- _Problem to work on_: Repeat the material verbatim and drop the pictures.

─── Data extract

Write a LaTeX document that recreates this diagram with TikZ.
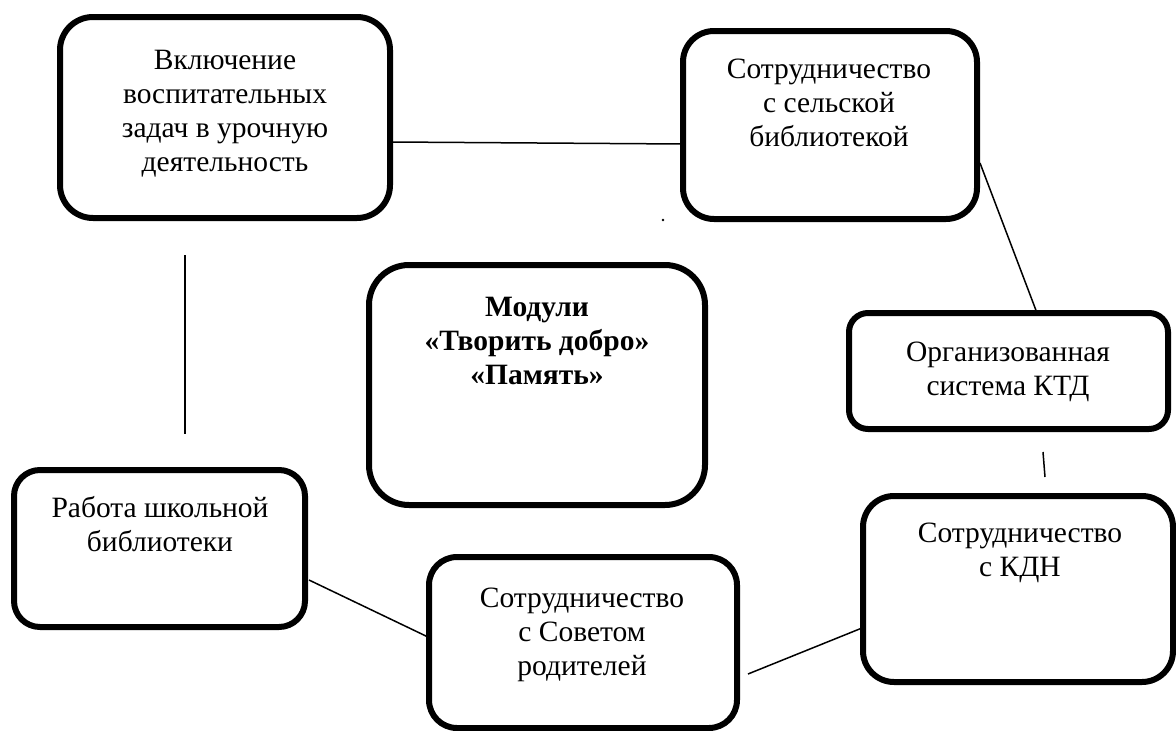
\documentclass[tikz,border=0pt]{standalone}
\usepackage{fontspec}
\setmainfont{Liberation Serif}
\begin{document}
\begin{tikzpicture}[x=1pt,y=-1pt,
  box/.style={draw, line width=6pt, inner sep=0pt, outer sep=0pt},
  txt/.style={inner sep=0pt, align=center, anchor=north, font=\fontsize{29.5}{34}\selectfont},
  link/.style={line width=1.5pt}]
\useasboundingbox (0,0) rectangle (1176,731);
\fill[white] (0,0) rectangle (1176,731);

% boxes
\node[box, minimum width=330pt, minimum height=201pt, rounded corners=33pt] (b1) at (225,117.5) {};
\node[box, minimum width=294pt, minimum height=188pt, rounded corners=31pt] (b2) at (830,125) {};
\node[box, minimum width=336pt, minimum height=240pt, rounded corners=40pt] (b3) at (537,385) {};
\node[box, minimum width=319pt, minimum height=116pt, rounded corners=19pt] (b4) at (1008.5,371) {};
\node[box, minimum width=291pt, minimum height=157pt, rounded corners=26pt] (b5) at (159.5,548.5) {};
\node[box, minimum width=308pt, minimum height=171pt, rounded corners=28pt] (b6) at (583,642.5) {};
\node[box, minimum width=310pt, minimum height=186pt, rounded corners=31pt] (b7) at (1018,589) {};

% texts
\node[txt] (t1) at (225,45) {\strut Включение\\воспитательных\\задач в урочную\\деятельность};
\node[txt] (t2) at (829,54) {\strut Сотрудничество\\с сельской\\библиотекой};
\node[txt, font=\fontsize{29.5}{34}\selectfont\bfseries] (t3) at (537,292) {\strut Модули\\«Творить добро»\\«Память»};
\node[txt] (t4) at (1008,337) {\strut Организованная\\система КТД};
\node[txt] (t5) at (160,493) {\strut Работа школьной\\библиотеки};
\node[txt] (t6) at (582,583) {\strut Сотрудничество\\с Советом\\родителей};
\node[txt] (t7) at (1020,518) {\strut Сотрудничество\\с КДН};

% connector end points
\coordinate (p1a) at (392,142);
\coordinate (p1b) at (683,144);
\coordinate (p2a) at (980,163);
\coordinate (p2b) at (1037,313);
\coordinate (p3a) at (185,255);
\coordinate (p3b) at (185,434);
\coordinate (p4a) at (1043,452);
\coordinate (p4b) at (1045,477);
\coordinate (p5a) at (309,580);
\coordinate (p5b) at (428,637);
\coordinate (p6a) at (748,674);
\coordinate (p6b) at (862,628);
\coordinate (dot) at (663,220);

\draw[link] (p1a) -- (p1b);
\draw[link] (p2a) -- (p2b);
\draw[link] (p3a) -- (p3b);
\draw[link] (p4a) -- (p4b);
\draw[link] (p5a) -- (p5b);
\draw[link] (p6a) -- (p6b);
\fill (dot) circle (1.4pt);
\end{tikzpicture}
\end{document}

──────

- _Answer for this exercise_:
Write a LaTeX document that recreates this diagram with TikZ.
\documentclass[tikz,border=0pt]{standalone}
\usepackage{fontspec}
\setmainfont{Liberation Serif}
\begin{document}
\begin{tikzpicture}[x=1pt,y=-1pt,
  box/.style={draw, line width=6pt, inner sep=0pt, outer sep=0pt},
  txt/.style={inner sep=0pt, align=center, anchor=north, font=\fontsize{29.5}{34}\selectfont},
  link/.style={line width=1.5pt}]
\useasboundingbox (0,0) rectangle (1176,731);
\fill[white] (0,0) rectangle (1176,731);

% boxes
\node[box, minimum width=330pt, minimum height=201pt, rounded corners=33pt] (b1) at (225,117.5) {};
\node[box, minimum width=294pt, minimum height=188pt, rounded corners=31pt] (b2) at (830,125) {};
\node[box, minimum width=336pt, minimum height=240pt, rounded corners=40pt] (b3) at (537,385) {};
\node[box, minimum width=319pt, minimum height=116pt, rounded corners=19pt] (b4) at (1008.5,371) {};
\node[box, minimum width=291pt, minimum height=157pt, rounded corners=26pt] (b5) at (159.5,548.5) {};
\node[box, minimum width=308pt, minimum height=171pt, rounded corners=28pt] (b6) at (583,642.5) {};
\node[box, minimum width=310pt, minimum height=186pt, rounded corners=31pt] (b7) at (1018,589) {};

% texts
\node[txt] (t1) at (225,45) {\strut Включение\\воспитательных\\задач в урочную\\деятельность};
\node[txt] (t2) at (829,54) {\strut Сотрудничество\\с сельской\\библиотекой};
\node[txt, font=\fontsize{29.5}{34}\selectfont\bfseries] (t3) at (537,292) {\strut Модули\\«Творить добро»\\«Память»};
\node[txt] (t4) at (1008,337) {\strut Организованная\\система КТД};
\node[txt] (t5) at (160,493) {\strut Работа школьной\\библиотеки};
\node[txt] (t6) at (582,583) {\strut Сотрудничество\\с Советом\\родителей};
\node[txt] (t7) at (1020,518) {\strut Сотрудничество\\с КДН};

% connector end points
\coordinate (p1a) at (392,142);
\coordinate (p1b) at (683,144);
\coordinate (p2a) at (980,163);
\coordinate (p2b) at (1037,313);
\coordinate (p3a) at (185,255);
\coordinate (p3b) at (185,434);
\coordinate (p4a) at (1043,452);
\coordinate (p4b) at (1045,477);
\coordinate (p5a) at (309,580);
\coordinate (p5b) at (428,637);
\coordinate (p6a) at (748,674);
\coordinate (p6b) at (862,628);
\coordinate (dot) at (663,220);

\draw[link] (p1a) -- (p1b);
\draw[link] (p2a) -- (p2b);
\draw[link] (p3a) -- (p3b);
\draw[link] (p4a) -- (p4b);
\draw[link] (p5a) -- (p5b);
\draw[link] (p6a) -- (p6b);
\fill (dot) circle (1.4pt);
\end{tikzpicture}
\end{document}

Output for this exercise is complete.